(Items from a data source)

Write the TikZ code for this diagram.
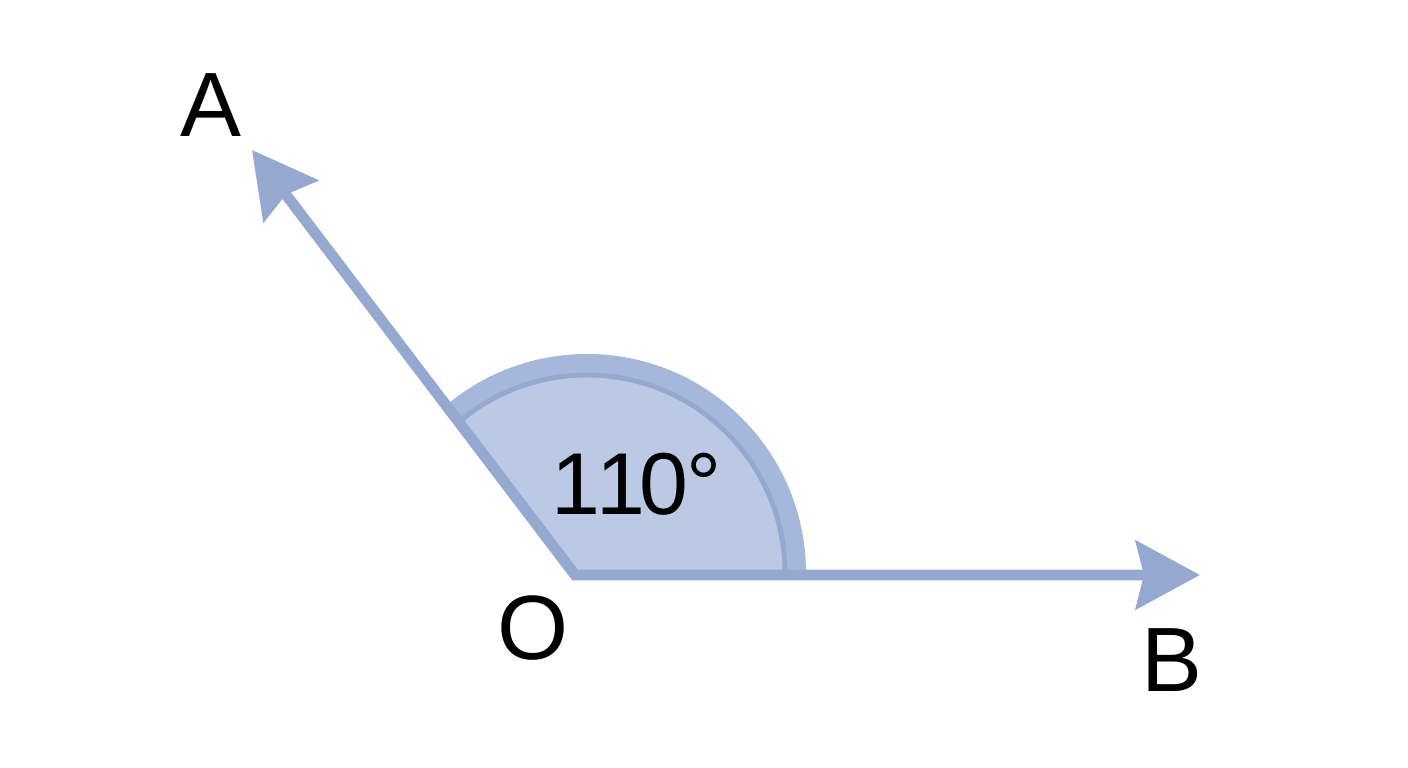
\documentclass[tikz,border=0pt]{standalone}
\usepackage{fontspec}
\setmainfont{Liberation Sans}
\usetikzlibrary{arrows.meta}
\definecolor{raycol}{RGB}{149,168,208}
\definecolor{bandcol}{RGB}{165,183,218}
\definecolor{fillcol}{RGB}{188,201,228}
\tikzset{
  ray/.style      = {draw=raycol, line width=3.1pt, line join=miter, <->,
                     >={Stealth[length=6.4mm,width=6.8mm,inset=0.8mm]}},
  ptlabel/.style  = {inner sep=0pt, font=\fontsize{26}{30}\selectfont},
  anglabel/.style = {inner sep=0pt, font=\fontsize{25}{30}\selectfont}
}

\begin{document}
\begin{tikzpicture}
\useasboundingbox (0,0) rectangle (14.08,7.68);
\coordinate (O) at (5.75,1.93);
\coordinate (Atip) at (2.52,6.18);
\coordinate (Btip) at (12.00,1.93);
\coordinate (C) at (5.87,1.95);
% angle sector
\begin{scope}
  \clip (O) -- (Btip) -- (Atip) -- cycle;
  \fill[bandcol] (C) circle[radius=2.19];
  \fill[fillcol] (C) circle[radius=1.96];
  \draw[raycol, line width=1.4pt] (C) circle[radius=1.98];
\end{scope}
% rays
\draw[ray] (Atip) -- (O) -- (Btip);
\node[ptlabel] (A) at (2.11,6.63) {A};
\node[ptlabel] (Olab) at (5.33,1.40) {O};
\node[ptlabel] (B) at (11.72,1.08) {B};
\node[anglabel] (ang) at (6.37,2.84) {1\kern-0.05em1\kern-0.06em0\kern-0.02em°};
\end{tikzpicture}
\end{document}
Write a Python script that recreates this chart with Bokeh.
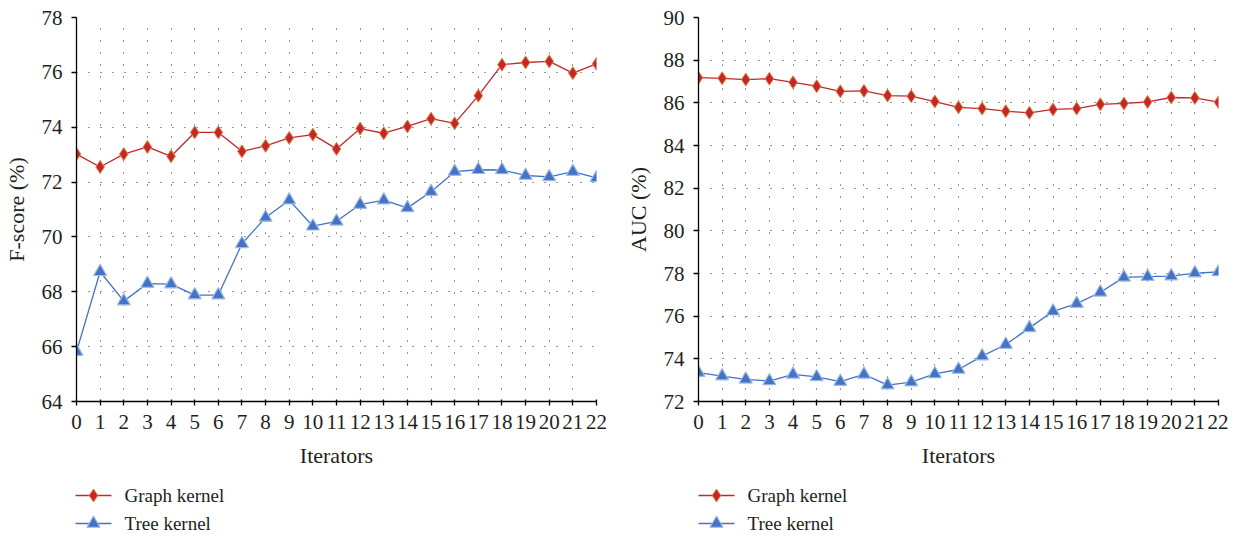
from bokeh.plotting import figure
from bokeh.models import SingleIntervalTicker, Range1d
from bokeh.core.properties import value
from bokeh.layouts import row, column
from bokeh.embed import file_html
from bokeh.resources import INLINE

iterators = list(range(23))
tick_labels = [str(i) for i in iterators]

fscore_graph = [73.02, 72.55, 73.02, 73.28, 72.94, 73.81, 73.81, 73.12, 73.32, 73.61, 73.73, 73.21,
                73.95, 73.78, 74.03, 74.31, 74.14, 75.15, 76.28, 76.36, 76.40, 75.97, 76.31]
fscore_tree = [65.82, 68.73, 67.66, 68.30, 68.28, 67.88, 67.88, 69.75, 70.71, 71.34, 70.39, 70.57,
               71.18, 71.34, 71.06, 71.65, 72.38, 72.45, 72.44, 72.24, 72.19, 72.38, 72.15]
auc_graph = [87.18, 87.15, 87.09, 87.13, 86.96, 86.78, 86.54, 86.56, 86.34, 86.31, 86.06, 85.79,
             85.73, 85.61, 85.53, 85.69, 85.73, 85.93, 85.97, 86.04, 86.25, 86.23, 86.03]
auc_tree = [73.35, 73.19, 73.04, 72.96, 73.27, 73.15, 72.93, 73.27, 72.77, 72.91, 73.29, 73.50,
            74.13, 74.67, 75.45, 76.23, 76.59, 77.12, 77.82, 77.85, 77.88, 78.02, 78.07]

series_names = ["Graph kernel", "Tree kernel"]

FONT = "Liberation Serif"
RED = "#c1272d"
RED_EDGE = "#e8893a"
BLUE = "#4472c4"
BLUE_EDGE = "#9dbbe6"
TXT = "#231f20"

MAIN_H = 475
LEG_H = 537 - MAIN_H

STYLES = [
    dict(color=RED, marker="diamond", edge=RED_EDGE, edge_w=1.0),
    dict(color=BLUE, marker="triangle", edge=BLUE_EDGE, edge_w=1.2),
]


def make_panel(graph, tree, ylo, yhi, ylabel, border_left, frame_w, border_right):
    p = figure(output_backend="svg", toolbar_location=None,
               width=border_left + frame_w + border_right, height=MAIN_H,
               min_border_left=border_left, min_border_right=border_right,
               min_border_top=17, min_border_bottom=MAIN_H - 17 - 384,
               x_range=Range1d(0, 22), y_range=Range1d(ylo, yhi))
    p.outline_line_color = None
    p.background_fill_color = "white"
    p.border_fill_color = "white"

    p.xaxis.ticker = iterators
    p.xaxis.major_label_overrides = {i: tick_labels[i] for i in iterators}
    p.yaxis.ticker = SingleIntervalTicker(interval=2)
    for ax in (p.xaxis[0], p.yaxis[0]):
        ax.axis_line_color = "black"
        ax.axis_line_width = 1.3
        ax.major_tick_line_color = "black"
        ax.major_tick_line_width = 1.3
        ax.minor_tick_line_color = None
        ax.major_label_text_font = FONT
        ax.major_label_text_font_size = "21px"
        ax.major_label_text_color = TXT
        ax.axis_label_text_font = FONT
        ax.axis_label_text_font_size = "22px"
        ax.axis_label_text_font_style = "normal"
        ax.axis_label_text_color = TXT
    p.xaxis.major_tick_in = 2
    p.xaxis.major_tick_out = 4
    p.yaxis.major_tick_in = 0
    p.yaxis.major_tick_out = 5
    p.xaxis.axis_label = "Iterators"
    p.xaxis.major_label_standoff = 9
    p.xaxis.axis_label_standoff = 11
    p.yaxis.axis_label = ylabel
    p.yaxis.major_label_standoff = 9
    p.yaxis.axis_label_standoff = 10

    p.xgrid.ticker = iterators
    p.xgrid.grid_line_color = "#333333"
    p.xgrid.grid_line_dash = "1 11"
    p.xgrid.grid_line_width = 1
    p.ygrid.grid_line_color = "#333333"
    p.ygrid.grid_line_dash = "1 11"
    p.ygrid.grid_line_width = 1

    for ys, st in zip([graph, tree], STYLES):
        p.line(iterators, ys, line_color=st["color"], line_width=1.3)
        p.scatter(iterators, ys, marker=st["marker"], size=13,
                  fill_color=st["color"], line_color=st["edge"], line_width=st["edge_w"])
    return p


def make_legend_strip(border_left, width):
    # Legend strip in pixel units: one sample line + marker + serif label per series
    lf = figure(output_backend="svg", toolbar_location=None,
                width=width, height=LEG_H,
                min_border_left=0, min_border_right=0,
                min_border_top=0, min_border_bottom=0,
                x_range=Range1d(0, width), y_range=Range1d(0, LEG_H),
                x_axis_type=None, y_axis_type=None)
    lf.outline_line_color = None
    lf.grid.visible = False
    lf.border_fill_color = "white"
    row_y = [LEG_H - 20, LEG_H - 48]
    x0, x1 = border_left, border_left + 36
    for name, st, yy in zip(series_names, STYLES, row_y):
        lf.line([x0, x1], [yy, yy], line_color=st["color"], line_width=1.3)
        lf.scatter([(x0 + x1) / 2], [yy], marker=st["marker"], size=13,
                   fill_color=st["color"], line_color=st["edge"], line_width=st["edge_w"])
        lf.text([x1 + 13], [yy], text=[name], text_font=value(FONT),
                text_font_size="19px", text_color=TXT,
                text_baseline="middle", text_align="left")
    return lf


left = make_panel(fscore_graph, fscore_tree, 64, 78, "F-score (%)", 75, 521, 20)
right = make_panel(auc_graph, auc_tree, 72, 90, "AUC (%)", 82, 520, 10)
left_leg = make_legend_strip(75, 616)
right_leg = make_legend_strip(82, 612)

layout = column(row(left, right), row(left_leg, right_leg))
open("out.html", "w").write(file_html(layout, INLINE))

■ THE PROBLEM ■
Quote the records above exactly, leaving out any pictures.

■ RESPONSE TO THIS TASK ■
Write the TikZ code for this diagram.
\documentclass[tikz,border=0pt]{standalone}
\usepackage{fontspec}
\setmainfont{Liberation Sans}
\usetikzlibrary{arrows.meta}
\definecolor{raycol}{RGB}{149,168,208}
\definecolor{bandcol}{RGB}{165,183,218}
\definecolor{fillcol}{RGB}{188,201,228}
\tikzset{
  ray/.style      = {draw=raycol, line width=3.1pt, line join=miter, <->,
                     >={Stealth[length=6.4mm,width=6.8mm,inset=0.8mm]}},
  ptlabel/.style  = {inner sep=0pt, font=\fontsize{26}{30}\selectfont},
  anglabel/.style = {inner sep=0pt, font=\fontsize{25}{30}\selectfont}
}

\begin{document}
\begin{tikzpicture}
\useasboundingbox (0,0) rectangle (14.08,7.68);
\coordinate (O) at (5.75,1.93);
\coordinate (Atip) at (2.52,6.18);
\coordinate (Btip) at (12.00,1.93);
\coordinate (C) at (5.87,1.95);
% angle sector
\begin{scope}
  \clip (O) -- (Btip) -- (Atip) -- cycle;
  \fill[bandcol] (C) circle[radius=2.19];
  \fill[fillcol] (C) circle[radius=1.96];
  \draw[raycol, line width=1.4pt] (C) circle[radius=1.98];
\end{scope}
% rays
\draw[ray] (Atip) -- (O) -- (Btip);
\node[ptlabel] (A) at (2.11,6.63) {A};
\node[ptlabel] (Olab) at (5.33,1.40) {O};
\node[ptlabel] (B) at (11.72,1.08) {B};
\node[anglabel] (ang) at (6.37,2.84) {1\kern-0.05em1\kern-0.06em0\kern-0.02em°};
\end{tikzpicture}
\end{document}
Write a Python script that recreates this chart with Bokeh.
from bokeh.plotting import figure
from bokeh.models import SingleIntervalTicker, Range1d
from bokeh.core.properties import value
from bokeh.layouts import row, column
from bokeh.embed import file_html
from bokeh.resources import INLINE

iterators = list(range(23))
tick_labels = [str(i) for i in iterators]

fscore_graph = [73.02, 72.55, 73.02, 73.28, 72.94, 73.81, 73.81, 73.12, 73.32, 73.61, 73.73, 73.21,
                73.95, 73.78, 74.03, 74.31, 74.14, 75.15, 76.28, 76.36, 76.40, 75.97, 76.31]
fscore_tree = [65.82, 68.73, 67.66, 68.30, 68.28, 67.88, 67.88, 69.75, 70.71, 71.34, 70.39, 70.57,
               71.18, 71.34, 71.06, 71.65, 72.38, 72.45, 72.44, 72.24, 72.19, 72.38, 72.15]
auc_graph = [87.18, 87.15, 87.09, 87.13, 86.96, 86.78, 86.54, 86.56, 86.34, 86.31, 86.06, 85.79,
             85.73, 85.61, 85.53, 85.69, 85.73, 85.93, 85.97, 86.04, 86.25, 86.23, 86.03]
auc_tree = [73.35, 73.19, 73.04, 72.96, 73.27, 73.15, 72.93, 73.27, 72.77, 72.91, 73.29, 73.50,
            74.13, 74.67, 75.45, 76.23, 76.59, 77.12, 77.82, 77.85, 77.88, 78.02, 78.07]

series_names = ["Graph kernel", "Tree kernel"]

FONT = "Liberation Serif"
RED = "#c1272d"
RED_EDGE = "#e8893a"
BLUE = "#4472c4"
BLUE_EDGE = "#9dbbe6"
TXT = "#231f20"

MAIN_H = 475
LEG_H = 537 - MAIN_H

STYLES = [
    dict(color=RED, marker="diamond", edge=RED_EDGE, edge_w=1.0),
    dict(color=BLUE, marker="triangle", edge=BLUE_EDGE, edge_w=1.2),
]


def make_panel(graph, tree, ylo, yhi, ylabel, border_left, frame_w, border_right):
    p = figure(output_backend="svg", toolbar_location=None,
               width=border_left + frame_w + border_right, height=MAIN_H,
               min_border_left=border_left, min_border_right=border_right,
               min_border_top=17, min_border_bottom=MAIN_H - 17 - 384,
               x_range=Range1d(0, 22), y_range=Range1d(ylo, yhi))
    p.outline_line_color = None
    p.background_fill_color = "white"
    p.border_fill_color = "white"

    p.xaxis.ticker = iterators
    p.xaxis.major_label_overrides = {i: tick_labels[i] for i in iterators}
    p.yaxis.ticker = SingleIntervalTicker(interval=2)
    for ax in (p.xaxis[0], p.yaxis[0]):
        ax.axis_line_color = "black"
        ax.axis_line_width = 1.3
        ax.major_tick_line_color = "black"
        ax.major_tick_line_width = 1.3
        ax.minor_tick_line_color = None
        ax.major_label_text_font = FONT
        ax.major_label_text_font_size = "21px"
        ax.major_label_text_color = TXT
        ax.axis_label_text_font = FONT
        ax.axis_label_text_font_size = "22px"
        ax.axis_label_text_font_style = "normal"
        ax.axis_label_text_color = TXT
    p.xaxis.major_tick_in = 2
    p.xaxis.major_tick_out = 4
    p.yaxis.major_tick_in = 0
    p.yaxis.major_tick_out = 5
    p.xaxis.axis_label = "Iterators"
    p.xaxis.major_label_standoff = 9
    p.xaxis.axis_label_standoff = 11
    p.yaxis.axis_label = ylabel
    p.yaxis.major_label_standoff = 9
    p.yaxis.axis_label_standoff = 10

    p.xgrid.ticker = iterators
    p.xgrid.grid_line_color = "#333333"
    p.xgrid.grid_line_dash = "1 11"
    p.xgrid.grid_line_width = 1
    p.ygrid.grid_line_color = "#333333"
    p.ygrid.grid_line_dash = "1 11"
    p.ygrid.grid_line_width = 1

    for ys, st in zip([graph, tree], STYLES):
        p.line(iterators, ys, line_color=st["color"], line_width=1.3)
        p.scatter(iterators, ys, marker=st["marker"], size=13,
                  fill_color=st["color"], line_color=st["edge"], line_width=st["edge_w"])
    return p


def make_legend_strip(border_left, width):
    # Legend strip in pixel units: one sample line + marker + serif label per series
    lf = figure(output_backend="svg", toolbar_location=None,
                width=width, height=LEG_H,
                min_border_left=0, min_border_right=0,
                min_border_top=0, min_border_bottom=0,
                x_range=Range1d(0, width), y_range=Range1d(0, LEG_H),
                x_axis_type=None, y_axis_type=None)
    lf.outline_line_color = None
    lf.grid.visible = False
    lf.border_fill_color = "white"
    row_y = [LEG_H - 20, LEG_H - 48]
    x0, x1 = border_left, border_left + 36
    for name, st, yy in zip(series_names, STYLES, row_y):
        lf.line([x0, x1], [yy, yy], line_color=st["color"], line_width=1.3)
        lf.scatter([(x0 + x1) / 2], [yy], marker=st["marker"], size=13,
                   fill_color=st["color"], line_color=st["edge"], line_width=st["edge_w"])
        lf.text([x1 + 13], [yy], text=[name], text_font=value(FONT),
                text_font_size="19px", text_color=TXT,
                text_baseline="middle", text_align="left")
    return lf


left = make_panel(fscore_graph, fscore_tree, 64, 78, "F-score (%)", 75, 521, 20)
right = make_panel(auc_graph, auc_tree, 72, 90, "AUC (%)", 82, 520, 10)
left_leg = make_legend_strip(75, 616)
right_leg = make_legend_strip(82, 612)

layout = column(row(left, right), row(left_leg, right_leg))
open("out.html", "w").write(file_html(layout, INLINE))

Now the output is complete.